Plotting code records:
============================================================

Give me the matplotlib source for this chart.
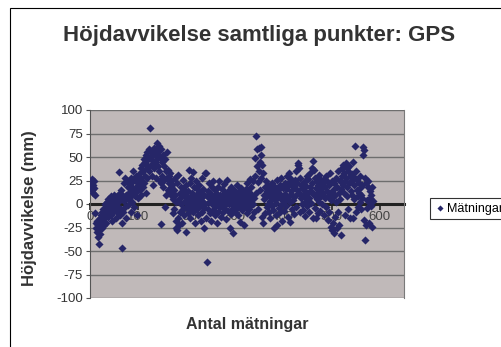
import numpy as np
import matplotlib.pyplot as plt
from matplotlib.patches import Rectangle

plt.rcParams['font.family'] = ['Liberation Sans', 'DejaVu Sans']
plt.rcParams['axes.unicode_minus'] = False

# Höjdavvikelse (mm) per mätning, i tur och ordning
avvikelse = [
    25, 18, 22, 15, 27, 20, 12, 17, 24, 10,
    -10, -20, -25, -18, -30, -35, -22, -28, -43, -15,
    -32, -20, -12, -25, -8, -18, -5, -15, -22, -10, 0, -12, -3, -20, 2, -8, -14, 5, -6, -2,
    -5, 3, -12, 8, -2, -18, 6, -8, 10, 0, -6, 4, -15, 7, -3, 9, -10, 2, 34, -4,
    5, -12, 12, -5, 15, -20, -47, 8, -8, 22, 3, 28, -3, 10, -15, 25, 6, -1, 18, 12,
    5, 20, 13, -8, 28, 10, 2, 24, 16, 35, -3, 12, 26, 8, 18, 30, -12, 14, 22, 6,
    20, 32, 15, 28, 38, 10, 25, 42, 18, 35, 48, 22, 30, 45, 12, 52, 38, 28, 55, 40,
    48, 35, 58, 50, 81, 42, 55, 30, 47, 53, 20, 38, 60, 45, 52, 28, 57, 48, 65, 40,
    55, 35, 62, 25, 50, 22, 58, -21, 45, 30, 52, 18, 40, 26, -3, 48, 35, 10, 28, 55,
    36, 15, 30, 22, 12, 33, 18, 25, 8, 20, 5, -10, 15, -5, 28, 10, -18, 2, -25, 22,
    -28, 31, -15, 5, -22, 12, -8, 18, 0, -20, 8, 26, -5, 15, -12, 3, 10, -30, 20, -2,
    6, -10, 14, 36, -6, 22, 2, -15, 28, 9, -3, 12, 34, -8, 5, 18, -20, 0, 10, 25,
    -5, 8, 15, -12, 3, 20, -2, 12, -18, 6, 28, -8, 2, 16, -4, 10, -26, 33, 0, -15,
    33, -62, 8, 14, -5, 22, 2, -10, 12, 5, -18, 18, 0, 25, -6, 9, 3, -12, 15, -2,
    6, -20, 11, 0, 18, -8, 4, 24, -3, 10, -14, 7, 1, 16, -9, 5, 21, -4, 12, -1,
    8, -16, 26, 3, -7, 14, 0, 10, -25, 5, -11, 18, 2, -5, 12, -31, 7, -2, 15, 4,
    -8, 10, 1, 20, -4, 6, -12, 14, 3, -19, 9, -1, 17, 5, -6, 12, 0, -22, 8, 2,
    11, -3, 16, 6, -10, 22, 1, 8, -5, 13, 27, -2, 4, 18, -14, 9, 0, 24, 6, -8,
    49, 30, 12, 72, 40, 58, 23, -5, 60, 35, 15, 45, 61, 28, 52, 41, -14, 33, -20, 10,
    5, 18, -10, 25, 8, -3, 14, 0, 20, -8, 11, 3, -15, 16, 6, -2, 22, 9, -6, 13,
    -26, 4, 18, -12, 10, 1, 26, -22, 7, 15, -4, 12, 20, -9, 5, 28, 0, -18, 9, 17,
    3, -7, 22, 11, -2, 16, 30, 6, -14, 19, 33, 8, 24, -19, 2, 14, 27, -5, 10, 21,
    4, 18, -11, 26, 9, 35, -3, 15, 22, 41, 44, 38, 12, -8, 28, 6, 20, 0, 17, 10,
    -6, 23, 8, 15, -13, 25, 3, 19, 30, -2, 12, 27, 6, -9, 18, 33, 1, 14, 38, 22,
    46, -15, 36, 10, 28, -4, 17, -15, 24, 5, 13, -10, 20, 31, 2, 16, -7, 26, 9, 19,
    0, 22, 12, -12, 27, 6, 18, -3, 30, 14, 24, -17, 8, 20, -8, 33, 11, -24, 4, 25,
    -28, 15, -20, 7, 22, -31, 10, -14, 28, 2, -26, 18, -9, 35, 12, -22, 25, 5, -33, 16,
    30, 38, 20, 41, 12, 33, 25, -12, 44, 28, 38, 18, 8, 35, -5, 22, 40, -15, 30, 14,
    25, 10, 32, -15, 45, 20, 5, 28, 62, -8, 35, 15, 26, 8, -3, 22, 12, 30, 2, 18,
    10, -5, 20, 6, 52, 61, 57, -17, 28, -38, -22, 22, 4, -4, 18, 25, 2, -20, 14, 6,
    -2, 10, 18, -24, 3,
]
matning = np.arange(1, len(avvikelse) + 1)

x_ticks = [0, 100, 200, 300, 400, 500, 600]
y_ticks = [-100, -75, -50, -25, 0, 25, 50, 75, 100]

fig = plt.figure(figsize=(5.02, 3.47), dpi=100)
fig.patch.set_facecolor('white')

# ram runt hela diagrammet
fig.patches.append(Rectangle((10 / 502, -0.1), 1.2, 1 - 8 / 347 + 0.1,
                             transform=fig.transFigure, fill=False,
                             edgecolor='black', linewidth=0.8))

ax = fig.add_axes([90 / 502, 49 / 347, 314 / 502, 188 / 347])
ax.set_facecolor('#c0b9b9')

ax.scatter(matning, avvikelse, marker='D', s=17, color='#262668',
           linewidths=0, zorder=3, label='Mätningar')

ax.set_xlim(0, 650)
ax.set_ylim(-100, 100)
ax.set_yticks(y_ticks)
ax.set_xticks(x_ticks)

for v in y_ticks:
    ax.axhline(v, color='#6e6e6e', linewidth=1.0, zorder=1)

# x-axeln korsar vid noll
ax.spines['bottom'].set_position(('data', 0))
ax.spines['bottom'].set_linewidth(2.2)
ax.spines['bottom'].set_color('#222222')
ax.spines['bottom'].set_zorder(2)
ax.spines['top'].set_visible(False)
ax.spines['right'].set_color('#7a7a7a')
ax.spines['left'].set_color('#555555')

ax.tick_params(axis='x', direction='out', length=4, width=1.2, color='#222222',
               labelsize=9.5, labelcolor='#444444', pad=1)
ax.tick_params(axis='y', direction='out', length=3, width=0.8, color='#555555',
               labelsize=9.5, labelcolor='#333333', pad=2)

fig.text(259 / 502, 1 - 35 / 347, 'Höjdavvikelse samtliga punkter: GPS',
         ha='center', va='center', fontsize=16, fontweight='bold', color='#333333')
fig.text(30 / 502, 1 - 208 / 347, 'Höjdavvikelse (mm)', rotation=90,
         ha='center', va='center', fontsize=12, fontweight='bold', color='#333333')
fig.text(247 / 502, 1 - 325 / 347, 'Antal mätningar',
         ha='center', va='center', fontsize=11.5, fontweight='bold', color='#333333')

leg = fig.legend(loc='upper left', bbox_to_anchor=(424 / 502, 1 - 192 / 347),
                 frameon=True, fancybox=False, fontsize=9, handletextpad=0.2,
                 borderpad=0.35, handlelength=0.8, markerscale=0.75)
leg.get_frame().set_edgecolor('black')
leg.get_frame().set_linewidth(0.8)

fig.savefig('out.png', dpi=100)
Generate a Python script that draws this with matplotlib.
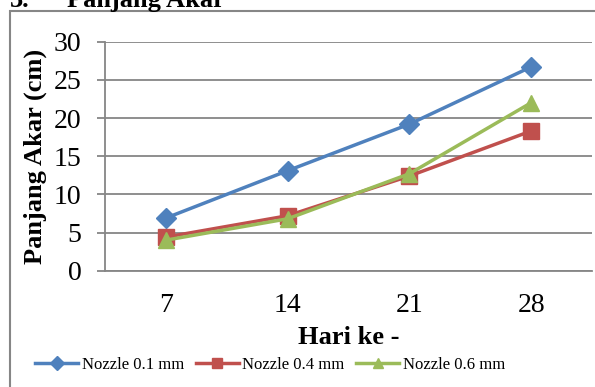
import matplotlib.pyplot as plt
from matplotlib.patches import Rectangle

days = ['7', '14', '21', '28']
nozzle_01 = [6.9, 13.1, 19.2, 26.7]
nozzle_04 = [4.4, 7.2, 12.4, 18.3]
nozzle_06 = [4.0, 6.8, 12.7, 22.0]
labels = ['Nozzle 0.1 mm', 'Nozzle 0.4 mm', 'Nozzle 0.6 mm']

plt.rcParams['font.family'] = ['Liberation Serif', 'DejaVu Serif']

W, H = 595, 387
fig = plt.figure(figsize=(W / 100, H / 100), dpi=100)

# chart border (partly outside the picture)
fig.patches.append(Rectangle((10 / W, -0.2), 1.2, 1 - 10.5 / H + 0.2,
                             transform=fig.transFigure, fill=False,
                             edgecolor='#868686', linewidth=1.5))
fig.text(10 / W, 1 - 7 / H, '3.', fontsize=19,
         fontweight='bold', va='baseline', ha='left')
fig.text(67 / W, 1 - 7 / H, 'Panjang Akar', fontsize=19,
         fontweight='bold', va='baseline', ha='left')

ax = fig.add_axes([105 / W, 1 - 270.7 / H, (592 - 105) / W, (270.7 - 41.7) / H])

x = list(range(len(days)))
ax.plot(x, nozzle_01, color='#4F81BD', lw=2.5, marker='D', ms=10.5, label=labels[0])
ax.plot(x, nozzle_04, color='#C0504D', lw=2.5, marker='s', ms=11, label=labels[1])
ax.plot(x, nozzle_06, color='#9BBB59', lw=2.5, marker='^', ms=12, label=labels[2])

ax.set_xlim(-0.5, 3.5)
ax.set_ylim(0, 30)
ax.set_yticks(range(0, 31, 5))
ax.set_xticks(x)
ax.set_xticklabels(days)
ax.yaxis.grid(True, color='#868686', lw=1.3)
ax.set_axisbelow(True)
for s in ['top', 'right']:
    ax.spines[s].set_visible(False)
ax.spines['left'].set_color('#868686')
ax.spines['bottom'].set_color('#868686')
ax.spines['left'].set_linewidth(1.3)
ax.spines['bottom'].set_linewidth(1.3)
ax.tick_params(axis='y', length=6, width=1.3, color='#868686', pad=11, labelsize=20)
ax.tick_params(axis='x', length=0, pad=16, labelsize=20)

ax.set_ylabel('Panjang Akar (cm)', fontsize=19, fontweight='bold', labelpad=5)
ax.set_xlabel('Hari ke -', fontsize=19, fontweight='bold', labelpad=6)

fig.legend(loc='center', bbox_to_anchor=(270 / W, 1 - 365 / H), ncol=3,
           frameon=False, fontsize=12, handlelength=2.6, handletextpad=0.2,
           columnspacing=0.7, markerscale=0.65)

fig.savefig('out.png', dpi=100)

============================================================

- The task
Within the entries above, give again exactly the lines starting at the one that contains "Generate a Python" and ending at the one that contains "ax = fig.add_axes([105", leaving out the pictures.

- Exercise answer
Generate a Python script that draws this with matplotlib.
import matplotlib.pyplot as plt
from matplotlib.patches import Rectangle

days = ['7', '14', '21', '28']
nozzle_01 = [6.9, 13.1, 19.2, 26.7]
nozzle_04 = [4.4, 7.2, 12.4, 18.3]
nozzle_06 = [4.0, 6.8, 12.7, 22.0]
labels = ['Nozzle 0.1 mm', 'Nozzle 0.4 mm', 'Nozzle 0.6 mm']

plt.rcParams['font.family'] = ['Liberation Serif', 'DejaVu Serif']

W, H = 595, 387
fig = plt.figure(figsize=(W / 100, H / 100), dpi=100)

# chart border (partly outside the picture)
fig.patches.append(Rectangle((10 / W, -0.2), 1.2, 1 - 10.5 / H + 0.2,
                             transform=fig.transFigure, fill=False,
                             edgecolor='#868686', linewidth=1.5))
fig.text(10 / W, 1 - 7 / H, '3.', fontsize=19,
         fontweight='bold', va='baseline', ha='left')
fig.text(67 / W, 1 - 7 / H, 'Panjang Akar', fontsize=19,
         fontweight='bold', va='baseline', ha='left')

ax = fig.add_axes([105 / W, 1 - 270.7 / H, (592 - 105) / W, (270.7 - 41.7) / H])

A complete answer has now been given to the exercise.